**YOUR INSTRUCTIONS:**
Output every line of the material exactly, omitting images.

[BEGIN GIVEN INFORMATION]

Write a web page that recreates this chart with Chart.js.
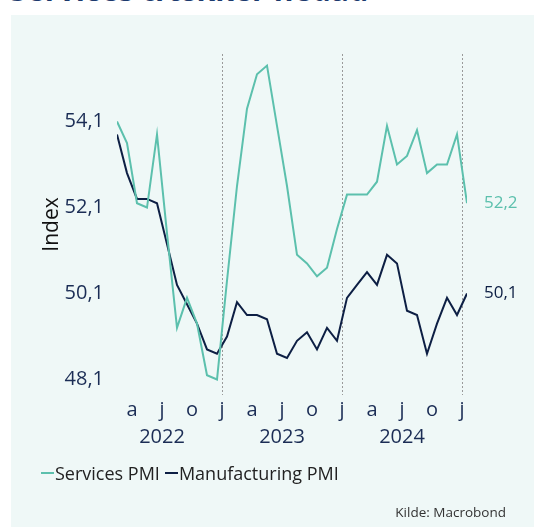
<!DOCTYPE html>
<html>
<head>
<meta charset="utf-8">
<script src="https://cdn.jsdelivr.net/npm/chart.js@4.4.1/dist/chart.umd.min.js"></script>
<style>
  body { margin: 0; width: 534px; height: 527px; background: #fff; position: relative; overflow: hidden; font-family: "Open Sans", sans-serif; }
  #title { position: absolute; left: 10px; top: -25px; font-size: 30px; line-height: 30px; font-weight: bold; color: #1c3a6e; white-space: nowrap; letter-spacing: 0.2px; }
  #panel { position: absolute; left: 11px; top: 15px; width: 523px; height: 512px; background: #eff8f7; }
  #myChart { position: absolute; left: 0; top: 0; }
  #legend { position: absolute; left: 41px; top: 461px; font-size: 18px; color: #222; display: flex; align-items: center; white-space: nowrap; }
  #legend .sw { display: inline-block; width: 13px; height: 2px; margin-right: 1px; }
  #legend .item { display: flex; align-items: center; margin-right: 5px; }
  #source { position: absolute; right: 28px; top: 503px; font-size: 13.5px; color: #333; }
</style>
</head>
<body>
<div id="title">Services trækker nedad</div>
<div id="panel"></div>
<canvas id="myChart" width="534" height="527"></canvas>
<div id="legend">
  <span class="item"><span class="sw" style="background:#5cc0ad"></span>Services PMI</span>
  <span class="item"><span class="sw" style="background:#0d1f44"></span>Manufacturing PMI</span>
</div>
<div id="source">Kilde: Macrobond</div>
<script>
// monthly, Feb 2022 - Jan 2025
var months = [
    '2022-02', '2022-03', '2022-04', '2022-05', '2022-06', '2022-07', '2022-08', '2022-09', '2022-10', '2022-11', '2022-12',
    '2023-01', '2023-02', '2023-03', '2023-04', '2023-05', '2023-06', '2023-07', '2023-08', '2023-09', '2023-10', '2023-11', '2023-12',
    '2024-01', '2024-02', '2024-03', '2024-04', '2024-05', '2024-06', '2024-07', '2024-08', '2024-09', '2024-10', '2024-11', '2024-12',
    '2025-01'
];
var services = [
    54.1, 53.6, 52.2, 52.1, 53.8, 51.5, 49.3, 50.0, 49.4, 48.2, 48.1,
    50.4, 52.6, 54.4, 55.2, 55.4, 54.0, 52.6, 51.0, 50.8, 50.5, 50.7, 51.6,
    52.4, 52.4, 52.4, 52.7, 54.0, 53.1, 53.3, 53.9, 52.9, 53.1, 53.1, 53.8,
    52.2
];
var manufacturing = [
    53.8, 52.9, 52.3, 52.3, 52.2, 51.25, 50.3, 49.85, 49.4, 48.8, 48.7,
    49.1, 49.9, 49.6, 49.6, 49.5, 48.7, 48.6, 49.0, 49.2, 48.8, 49.3, 49.0,
    50.0, 50.3, 50.6, 50.3, 51.0, 50.8, 49.7, 49.6, 48.7, 49.4, 50.0, 49.6,
    50.1
];
var yTicks = [48.1, 50.1, 52.1, 54.1];
var monthLetters = ['j', 'f', 'm', 'a', 'm', 'j', 'j', 'a', 's', 'o', 'n', 'd'];

var teal = '#5cc0ad';
var navy = '#0d1f44';
var tickColor = '#1b2d55';

// x position in months since Jan 2022, plotted mid-month
function toPoints(values) {
    return values.map(function (v, i) {
        var parts = months[i].split('-');
        var m = (parseInt(parts[0]) - 2022) * 12 + parseInt(parts[1]) - 1;
        return { x: m + 0.5, y: v };
    });
}
function fmt(v) {
    return v.toFixed(1).replace('.', ',');
}

var endLabels = {
    id: 'endLabels',
    afterDatasetsDraw: function (chart) {
        var ctx = chart.ctx;
        chart.data.datasets.forEach(function (ds, i) {
            var meta = chart.getDatasetMeta(i);
            var pt = meta.data[meta.data.length - 1];
            ctx.save();
            ctx.font = '17px "Open Sans"';
            ctx.fillStyle = ds.borderColor;
            ctx.textAlign = 'left';
            ctx.textBaseline = 'middle';
            ctx.fillText(fmt(ds.data[ds.data.length - 1].y), pt.x + 17, pt.y);
            ctx.restore();
        });
    }
};

var ctx = document.getElementById('myChart').getContext('2d');
var myChart = new Chart(ctx, {
    type: 'line',
    data: {
        datasets: [{
            label: 'Services PMI',
            data: toPoints(services),
            borderColor: teal,
            borderWidth: 2,
            pointRadius: 0,
            tension: 0
        }, {
            label: 'Manufacturing PMI',
            data: toPoints(manufacturing),
            borderColor: navy,
            borderWidth: 2,
            pointRadius: 0,
            tension: 0
        }]
    },
    options: {
        responsive: false,
        animation: false,
        layout: {
            padding: { top: 54, right: 67, bottom: 72, left: 0 }
        },
        plugins: {
            legend: { display: false },
            tooltip: { enabled: false }
        },
        scales: {
            x: {
                type: 'linear',
                min: 1.5,
                max: 36.5,
                afterBuildTicks: function (scale) {
                    var t = [];
                    for (var v = 3; v <= 36; v += 3) t.push({ value: v });
                    scale.ticks = t;
                },
                afterFit: function (scale) { scale.height = 60; },
                grid: {
                    drawTicks: false,
                    color: function (c) {
                        return c.tick && c.tick.value % 12 === 0 ? '#9a9a9a' : 'rgba(0,0,0,0)';
                    },
                    lineWidth: 1
                },
                border: { display: false, dash: [2, 2] },
                ticks: {
                    autoSkip: false,
                    maxRotation: 0,
                    padding: 1,
                    color: tickColor,
                    font: { family: 'Open Sans', size: 20, lineHeight: 1.38 },
                    callback: function (value) {
                        var letter = monthLetters[value % 12];
                        if (value % 12 === 6) {
                            return [letter, String(2022 + Math.floor(value / 12))];
                        }
                        return letter;
                    }
                }
            },
            y: {
                min: 47.74,
                max: 55.67,
                afterBuildTicks: function (scale) {
                    scale.ticks = yTicks.map(function (v) { return { value: v }; });
                },
                afterFit: function (scale) { scale.width = 117; },
                grid: { display: false, drawTicks: false },
                border: { display: false },
                ticks: {
                    padding: 13,
                    color: tickColor,
                    font: { family: 'Open Sans', size: 20 },
                    callback: function (value) { return fmt(value); }
                },
                title: {
                    display: true,
                    text: 'Index',
                    color: '#111',
                    padding: { top: 39, bottom: 0 },
                    font: { family: 'Open Sans', size: 21 }
                }
            }
        }
    },
    plugins: [endLabels]
});
</script>
</body>
</html>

[END GIVEN INFORMATION]

**RESULT OF THIS EXERCISE:**
Write a web page that recreates this chart with Chart.js.
<!DOCTYPE html>
<html>
<head>
<meta charset="utf-8">
<script src="https://cdn.jsdelivr.net/npm/chart.js@4.4.1/dist/chart.umd.min.js"></script>
<style>
  body { margin: 0; width: 534px; height: 527px; background: #fff; position: relative; overflow: hidden; font-family: "Open Sans", sans-serif; }
  #title { position: absolute; left: 10px; top: -25px; font-size: 30px; line-height: 30px; font-weight: bold; color: #1c3a6e; white-space: nowrap; letter-spacing: 0.2px; }
  #panel { position: absolute; left: 11px; top: 15px; width: 523px; height: 512px; background: #eff8f7; }
  #myChart { position: absolute; left: 0; top: 0; }
  #legend { position: absolute; left: 41px; top: 461px; font-size: 18px; color: #222; display: flex; align-items: center; white-space: nowrap; }
  #legend .sw { display: inline-block; width: 13px; height: 2px; margin-right: 1px; }
  #legend .item { display: flex; align-items: center; margin-right: 5px; }
  #source { position: absolute; right: 28px; top: 503px; font-size: 13.5px; color: #333; }
</style>
</head>
<body>
<div id="title">Services trækker nedad</div>
<div id="panel"></div>
<canvas id="myChart" width="534" height="527"></canvas>
<div id="legend">
  <span class="item"><span class="sw" style="background:#5cc0ad"></span>Services PMI</span>
  <span class="item"><span class="sw" style="background:#0d1f44"></span>Manufacturing PMI</span>
</div>
<div id="source">Kilde: Macrobond</div>
<script>
// monthly, Feb 2022 - Jan 2025
var months = [
    '2022-02', '2022-03', '2022-04', '2022-05', '2022-06', '2022-07', '2022-08', '2022-09', '2022-10', '2022-11', '2022-12',
    '2023-01', '2023-02', '2023-03', '2023-04', '2023-05', '2023-06', '2023-07', '2023-08', '2023-09', '2023-10', '2023-11', '2023-12',
    '2024-01', '2024-02', '2024-03', '2024-04', '2024-05', '2024-06', '2024-07', '2024-08', '2024-09', '2024-10', '2024-11', '2024-12',
    '2025-01'
];
var services = [
    54.1, 53.6, 52.2, 52.1, 53.8, 51.5, 49.3, 50.0, 49.4, 48.2, 48.1,
    50.4, 52.6, 54.4, 55.2, 55.4, 54.0, 52.6, 51.0, 50.8, 50.5, 50.7, 51.6,
    52.4, 52.4, 52.4, 52.7, 54.0, 53.1, 53.3, 53.9, 52.9, 53.1, 53.1, 53.8,
    52.2
];
var manufacturing = [
    53.8, 52.9, 52.3, 52.3, 52.2, 51.25, 50.3, 49.85, 49.4, 48.8, 48.7,
    49.1, 49.9, 49.6, 49.6, 49.5, 48.7, 48.6, 49.0, 49.2, 48.8, 49.3, 49.0,
    50.0, 50.3, 50.6, 50.3, 51.0, 50.8, 49.7, 49.6, 48.7, 49.4, 50.0, 49.6,
    50.1
];
var yTicks = [48.1, 50.1, 52.1, 54.1];
var monthLetters = ['j', 'f', 'm', 'a', 'm', 'j', 'j', 'a', 's', 'o', 'n', 'd'];

var teal = '#5cc0ad';
var navy = '#0d1f44';
var tickColor = '#1b2d55';

// x position in months since Jan 2022, plotted mid-month
function toPoints(values) {
    return values.map(function (v, i) {
        var parts = months[i].split('-');
        var m = (parseInt(parts[0]) - 2022) * 12 + parseInt(parts[1]) - 1;
        return { x: m + 0.5, y: v };
    });
}
function fmt(v) {
    return v.toFixed(1).replace('.', ',');
}

var endLabels = {
    id: 'endLabels',
    afterDatasetsDraw: function (chart) {
        var ctx = chart.ctx;
        chart.data.datasets.forEach(function (ds, i) {
            var meta = chart.getDatasetMeta(i);
            var pt = meta.data[meta.data.length - 1];
            ctx.save();
            ctx.font = '17px "Open Sans"';
            ctx.fillStyle = ds.borderColor;
            ctx.textAlign = 'left';
            ctx.textBaseline = 'middle';
            ctx.fillText(fmt(ds.data[ds.data.length - 1].y), pt.x + 17, pt.y);
            ctx.restore();
        });
    }
};

var ctx = document.getElementById('myChart').getContext('2d');
var myChart = new Chart(ctx, {
    type: 'line',
    data: {
        datasets: [{
            label: 'Services PMI',
            data: toPoints(services),
            borderColor: teal,
            borderWidth: 2,
            pointRadius: 0,
            tension: 0
        }, {
            label: 'Manufacturing PMI',
            data: toPoints(manufacturing),
            borderColor: navy,
            borderWidth: 2,
            pointRadius: 0,
            tension: 0
        }]
    },
    options: {
        responsive: false,
        animation: false,
        layout: {
            padding: { top: 54, right: 67, bottom: 72, left: 0 }
        },
        plugins: {
            legend: { display: false },
            tooltip: { enabled: false }
        },
        scales: {
            x: {
                type: 'linear',
                min: 1.5,
                max: 36.5,
                afterBuildTicks: function (scale) {
                    var t = [];
                    for (var v = 3; v <= 36; v += 3) t.push({ value: v });
                    scale.ticks = t;
                },
                afterFit: function (scale) { scale.height = 60; },
                grid: {
                    drawTicks: false,
                    color: function (c) {
                        return c.tick && c.tick.value % 12 === 0 ? '#9a9a9a' : 'rgba(0,0,0,0)';
                    },
                    lineWidth: 1
                },
                border: { display: false, dash: [2, 2] },
                ticks: {
                    autoSkip: false,
                    maxRotation: 0,
                    padding: 1,
                    color: tickColor,
                    font: { family: 'Open Sans', size: 20, lineHeight: 1.38 },
                    callback: function (value) {
                        var letter = monthLetters[value % 12];
                        if (value % 12 === 6) {
                            return [letter, String(2022 + Math.floor(value / 12))];
                        }
                        return letter;
                    }
                }
            },
            y: {
                min: 47.74,
                max: 55.67,
                afterBuildTicks: function (scale) {
                    scale.ticks = yTicks.map(function (v) { return { value: v }; });
                },
                afterFit: function (scale) { scale.width = 117; },
                grid: { display: false, drawTicks: false },
                border: { display: false },
                ticks: {
                    padding: 13,
                    color: tickColor,
                    font: { family: 'Open Sans', size: 20 },
                    callback: function (value) { return fmt(value); }
                },
                title: {
                    display: true,
                    text: 'Index',
                    color: '#111',
                    padding: { top: 39, bottom: 0 },
                    font: { family: 'Open Sans', size: 21 }
                }
            }
        }
    },
    plugins: [endLabels]
});
</script>
</body>
</html>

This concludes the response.